**Task brief:**
Each line below should be reproduced without any alteration.

(Code that draws figures)
· · · · · · ·

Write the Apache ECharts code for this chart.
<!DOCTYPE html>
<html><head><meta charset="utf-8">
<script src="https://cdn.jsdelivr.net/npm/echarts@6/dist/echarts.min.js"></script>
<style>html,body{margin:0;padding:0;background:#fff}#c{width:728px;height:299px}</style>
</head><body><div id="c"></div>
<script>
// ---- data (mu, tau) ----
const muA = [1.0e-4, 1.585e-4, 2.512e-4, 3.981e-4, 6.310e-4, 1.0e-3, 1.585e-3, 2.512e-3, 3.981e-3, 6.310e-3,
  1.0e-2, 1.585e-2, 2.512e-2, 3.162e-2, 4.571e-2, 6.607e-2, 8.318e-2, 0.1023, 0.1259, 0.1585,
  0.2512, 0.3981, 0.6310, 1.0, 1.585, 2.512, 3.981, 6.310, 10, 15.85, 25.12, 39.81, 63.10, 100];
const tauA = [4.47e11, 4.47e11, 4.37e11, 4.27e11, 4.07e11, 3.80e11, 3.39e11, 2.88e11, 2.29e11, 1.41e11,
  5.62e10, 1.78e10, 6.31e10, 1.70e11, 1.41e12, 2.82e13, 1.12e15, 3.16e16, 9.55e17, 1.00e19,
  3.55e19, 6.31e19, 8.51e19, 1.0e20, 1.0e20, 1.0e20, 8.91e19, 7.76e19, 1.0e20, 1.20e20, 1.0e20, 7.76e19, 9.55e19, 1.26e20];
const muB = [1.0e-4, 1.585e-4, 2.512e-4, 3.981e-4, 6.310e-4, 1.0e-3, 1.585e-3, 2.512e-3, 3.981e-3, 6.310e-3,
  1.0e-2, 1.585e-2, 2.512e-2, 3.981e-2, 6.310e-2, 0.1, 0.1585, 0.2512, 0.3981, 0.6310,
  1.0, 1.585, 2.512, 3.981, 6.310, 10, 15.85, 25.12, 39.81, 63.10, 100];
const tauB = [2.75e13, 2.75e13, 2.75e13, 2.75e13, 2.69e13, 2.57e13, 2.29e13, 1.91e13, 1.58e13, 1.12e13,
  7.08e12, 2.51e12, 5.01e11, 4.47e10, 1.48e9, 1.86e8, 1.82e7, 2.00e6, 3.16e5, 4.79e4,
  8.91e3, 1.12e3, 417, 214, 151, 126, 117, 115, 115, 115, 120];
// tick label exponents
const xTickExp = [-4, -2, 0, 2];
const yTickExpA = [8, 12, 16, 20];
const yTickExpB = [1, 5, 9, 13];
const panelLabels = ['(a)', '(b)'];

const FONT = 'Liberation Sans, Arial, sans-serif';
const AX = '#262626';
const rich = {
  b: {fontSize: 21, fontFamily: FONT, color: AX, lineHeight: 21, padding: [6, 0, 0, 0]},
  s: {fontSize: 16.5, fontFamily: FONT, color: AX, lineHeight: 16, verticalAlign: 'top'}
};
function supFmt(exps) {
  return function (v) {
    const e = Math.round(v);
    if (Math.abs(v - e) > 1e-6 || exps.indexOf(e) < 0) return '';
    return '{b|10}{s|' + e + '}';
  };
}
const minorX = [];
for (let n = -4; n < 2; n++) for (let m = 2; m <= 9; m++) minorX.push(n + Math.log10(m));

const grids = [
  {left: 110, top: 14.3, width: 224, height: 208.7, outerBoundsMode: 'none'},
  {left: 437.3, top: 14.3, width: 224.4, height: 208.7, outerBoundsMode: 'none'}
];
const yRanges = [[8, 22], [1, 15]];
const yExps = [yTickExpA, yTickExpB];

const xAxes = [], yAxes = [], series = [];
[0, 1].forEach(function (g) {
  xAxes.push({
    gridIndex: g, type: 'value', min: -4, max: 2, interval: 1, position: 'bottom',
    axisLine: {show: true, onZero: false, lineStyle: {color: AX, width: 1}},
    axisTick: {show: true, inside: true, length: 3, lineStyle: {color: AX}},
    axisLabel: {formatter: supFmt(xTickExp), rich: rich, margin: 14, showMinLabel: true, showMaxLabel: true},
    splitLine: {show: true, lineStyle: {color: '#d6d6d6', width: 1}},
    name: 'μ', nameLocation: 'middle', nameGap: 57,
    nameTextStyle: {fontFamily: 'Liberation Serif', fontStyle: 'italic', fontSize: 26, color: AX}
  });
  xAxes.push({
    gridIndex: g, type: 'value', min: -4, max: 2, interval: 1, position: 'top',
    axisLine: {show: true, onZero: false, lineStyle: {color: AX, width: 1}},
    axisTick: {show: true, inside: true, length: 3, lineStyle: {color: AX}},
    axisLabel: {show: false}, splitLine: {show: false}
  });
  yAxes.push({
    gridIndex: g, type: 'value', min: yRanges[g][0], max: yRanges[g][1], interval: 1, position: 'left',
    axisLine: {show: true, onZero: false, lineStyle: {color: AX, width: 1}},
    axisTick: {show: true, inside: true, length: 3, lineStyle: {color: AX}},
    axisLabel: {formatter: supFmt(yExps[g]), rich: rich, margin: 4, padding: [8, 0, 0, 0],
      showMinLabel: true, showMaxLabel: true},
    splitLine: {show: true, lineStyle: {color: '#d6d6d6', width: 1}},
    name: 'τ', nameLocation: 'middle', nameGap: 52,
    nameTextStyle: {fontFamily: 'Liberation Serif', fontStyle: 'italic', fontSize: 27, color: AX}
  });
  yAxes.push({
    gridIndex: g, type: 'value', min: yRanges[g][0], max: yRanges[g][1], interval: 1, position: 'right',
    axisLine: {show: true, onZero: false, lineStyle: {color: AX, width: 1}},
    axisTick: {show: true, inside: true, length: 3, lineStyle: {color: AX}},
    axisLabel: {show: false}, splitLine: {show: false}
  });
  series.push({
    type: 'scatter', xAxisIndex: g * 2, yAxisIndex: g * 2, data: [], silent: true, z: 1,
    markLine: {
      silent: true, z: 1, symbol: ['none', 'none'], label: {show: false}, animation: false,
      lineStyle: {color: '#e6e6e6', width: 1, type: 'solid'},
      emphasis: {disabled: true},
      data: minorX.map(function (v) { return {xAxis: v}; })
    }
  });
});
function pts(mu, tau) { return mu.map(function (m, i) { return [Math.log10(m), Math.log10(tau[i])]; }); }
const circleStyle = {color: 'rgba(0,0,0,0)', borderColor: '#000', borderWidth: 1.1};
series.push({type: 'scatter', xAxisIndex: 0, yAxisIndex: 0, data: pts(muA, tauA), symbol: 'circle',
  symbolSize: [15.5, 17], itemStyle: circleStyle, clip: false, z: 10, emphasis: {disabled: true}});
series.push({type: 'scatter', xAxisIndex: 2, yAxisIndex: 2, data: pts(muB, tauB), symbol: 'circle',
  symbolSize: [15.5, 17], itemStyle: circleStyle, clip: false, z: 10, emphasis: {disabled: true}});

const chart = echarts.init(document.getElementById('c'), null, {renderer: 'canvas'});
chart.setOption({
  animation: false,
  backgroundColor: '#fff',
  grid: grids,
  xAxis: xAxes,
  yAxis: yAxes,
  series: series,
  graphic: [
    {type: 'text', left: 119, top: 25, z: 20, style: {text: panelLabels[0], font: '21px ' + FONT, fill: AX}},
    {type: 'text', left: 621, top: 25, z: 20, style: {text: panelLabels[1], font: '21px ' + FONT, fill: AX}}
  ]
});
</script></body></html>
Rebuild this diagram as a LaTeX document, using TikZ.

· · · · · · ·

**Exercise output:**
Write the Apache ECharts code for this chart.
<!DOCTYPE html>
<html><head><meta charset="utf-8">
<script src="https://cdn.jsdelivr.net/npm/echarts@6/dist/echarts.min.js"></script>
<style>html,body{margin:0;padding:0;background:#fff}#c{width:728px;height:299px}</style>
</head><body><div id="c"></div>
<script>
// ---- data (mu, tau) ----
const muA = [1.0e-4, 1.585e-4, 2.512e-4, 3.981e-4, 6.310e-4, 1.0e-3, 1.585e-3, 2.512e-3, 3.981e-3, 6.310e-3,
  1.0e-2, 1.585e-2, 2.512e-2, 3.162e-2, 4.571e-2, 6.607e-2, 8.318e-2, 0.1023, 0.1259, 0.1585,
  0.2512, 0.3981, 0.6310, 1.0, 1.585, 2.512, 3.981, 6.310, 10, 15.85, 25.12, 39.81, 63.10, 100];
const tauA = [4.47e11, 4.47e11, 4.37e11, 4.27e11, 4.07e11, 3.80e11, 3.39e11, 2.88e11, 2.29e11, 1.41e11,
  5.62e10, 1.78e10, 6.31e10, 1.70e11, 1.41e12, 2.82e13, 1.12e15, 3.16e16, 9.55e17, 1.00e19,
  3.55e19, 6.31e19, 8.51e19, 1.0e20, 1.0e20, 1.0e20, 8.91e19, 7.76e19, 1.0e20, 1.20e20, 1.0e20, 7.76e19, 9.55e19, 1.26e20];
const muB = [1.0e-4, 1.585e-4, 2.512e-4, 3.981e-4, 6.310e-4, 1.0e-3, 1.585e-3, 2.512e-3, 3.981e-3, 6.310e-3,
  1.0e-2, 1.585e-2, 2.512e-2, 3.981e-2, 6.310e-2, 0.1, 0.1585, 0.2512, 0.3981, 0.6310,
  1.0, 1.585, 2.512, 3.981, 6.310, 10, 15.85, 25.12, 39.81, 63.10, 100];
const tauB = [2.75e13, 2.75e13, 2.75e13, 2.75e13, 2.69e13, 2.57e13, 2.29e13, 1.91e13, 1.58e13, 1.12e13,
  7.08e12, 2.51e12, 5.01e11, 4.47e10, 1.48e9, 1.86e8, 1.82e7, 2.00e6, 3.16e5, 4.79e4,
  8.91e3, 1.12e3, 417, 214, 151, 126, 117, 115, 115, 115, 120];
// tick label exponents
const xTickExp = [-4, -2, 0, 2];
const yTickExpA = [8, 12, 16, 20];
const yTickExpB = [1, 5, 9, 13];
const panelLabels = ['(a)', '(b)'];

const FONT = 'Liberation Sans, Arial, sans-serif';
const AX = '#262626';
const rich = {
  b: {fontSize: 21, fontFamily: FONT, color: AX, lineHeight: 21, padding: [6, 0, 0, 0]},
  s: {fontSize: 16.5, fontFamily: FONT, color: AX, lineHeight: 16, verticalAlign: 'top'}
};
function supFmt(exps) {
  return function (v) {
    const e = Math.round(v);
    if (Math.abs(v - e) > 1e-6 || exps.indexOf(e) < 0) return '';
    return '{b|10}{s|' + e + '}';
  };
}
const minorX = [];
for (let n = -4; n < 2; n++) for (let m = 2; m <= 9; m++) minorX.push(n + Math.log10(m));

const grids = [
  {left: 110, top: 14.3, width: 224, height: 208.7, outerBoundsMode: 'none'},
  {left: 437.3, top: 14.3, width: 224.4, height: 208.7, outerBoundsMode: 'none'}
];
const yRanges = [[8, 22], [1, 15]];
const yExps = [yTickExpA, yTickExpB];

const xAxes = [], yAxes = [], series = [];
[0, 1].forEach(function (g) {
  xAxes.push({
    gridIndex: g, type: 'value', min: -4, max: 2, interval: 1, position: 'bottom',
    axisLine: {show: true, onZero: false, lineStyle: {color: AX, width: 1}},
    axisTick: {show: true, inside: true, length: 3, lineStyle: {color: AX}},
    axisLabel: {formatter: supFmt(xTickExp), rich: rich, margin: 14, showMinLabel: true, showMaxLabel: true},
    splitLine: {show: true, lineStyle: {color: '#d6d6d6', width: 1}},
    name: 'μ', nameLocation: 'middle', nameGap: 57,
    nameTextStyle: {fontFamily: 'Liberation Serif', fontStyle: 'italic', fontSize: 26, color: AX}
  });
  xAxes.push({
    gridIndex: g, type: 'value', min: -4, max: 2, interval: 1, position: 'top',
    axisLine: {show: true, onZero: false, lineStyle: {color: AX, width: 1}},
    axisTick: {show: true, inside: true, length: 3, lineStyle: {color: AX}},
    axisLabel: {show: false}, splitLine: {show: false}
  });
  yAxes.push({
    gridIndex: g, type: 'value', min: yRanges[g][0], max: yRanges[g][1], interval: 1, position: 'left',
    axisLine: {show: true, onZero: false, lineStyle: {color: AX, width: 1}},
    axisTick: {show: true, inside: true, length: 3, lineStyle: {color: AX}},
    axisLabel: {formatter: supFmt(yExps[g]), rich: rich, margin: 4, padding: [8, 0, 0, 0],
      showMinLabel: true, showMaxLabel: true},
    splitLine: {show: true, lineStyle: {color: '#d6d6d6', width: 1}},
    name: 'τ', nameLocation: 'middle', nameGap: 52,
    nameTextStyle: {fontFamily: 'Liberation Serif', fontStyle: 'italic', fontSize: 27, color: AX}
  });
  yAxes.push({
    gridIndex: g, type: 'value', min: yRanges[g][0], max: yRanges[g][1], interval: 1, position: 'right',
    axisLine: {show: true, onZero: false, lineStyle: {color: AX, width: 1}},
    axisTick: {show: true, inside: true, length: 3, lineStyle: {color: AX}},
    axisLabel: {show: false}, splitLine: {show: false}
  });
  series.push({
    type: 'scatter', xAxisIndex: g * 2, yAxisIndex: g * 2, data: [], silent: true, z: 1,
    markLine: {
      silent: true, z: 1, symbol: ['none', 'none'], label: {show: false}, animation: false,
      lineStyle: {color: '#e6e6e6', width: 1, type: 'solid'},
      emphasis: {disabled: true},
      data: minorX.map(function (v) { return {xAxis: v}; })
    }
  });
});
function pts(mu, tau) { return mu.map(function (m, i) { return [Math.log10(m), Math.log10(tau[i])]; }); }
const circleStyle = {color: 'rgba(0,0,0,0)', borderColor: '#000', borderWidth: 1.1};
series.push({type: 'scatter', xAxisIndex: 0, yAxisIndex: 0, data: pts(muA, tauA), symbol: 'circle',
  symbolSize: [15.5, 17], itemStyle: circleStyle, clip: false, z: 10, emphasis: {disabled: true}});
series.push({type: 'scatter', xAxisIndex: 2, yAxisIndex: 2, data: pts(muB, tauB), symbol: 'circle',
  symbolSize: [15.5, 17], itemStyle: circleStyle, clip: false, z: 10, emphasis: {disabled: true}});

const chart = echarts.init(document.getElementById('c'), null, {renderer: 'canvas'});
chart.setOption({
  animation: false,
  backgroundColor: '#fff',
  grid: grids,
  xAxis: xAxes,
  yAxis: yAxes,
  series: series,
  graphic: [
    {type: 'text', left: 119, top: 25, z: 20, style: {text: panelLabels[0], font: '21px ' + FONT, fill: AX}},
    {type: 'text', left: 621, top: 25, z: 20, style: {text: panelLabels[1], font: '21px ' + FONT, fill: AX}}
  ]
});
</script></body></html>
Rebuild this diagram as a LaTeX document, using TikZ.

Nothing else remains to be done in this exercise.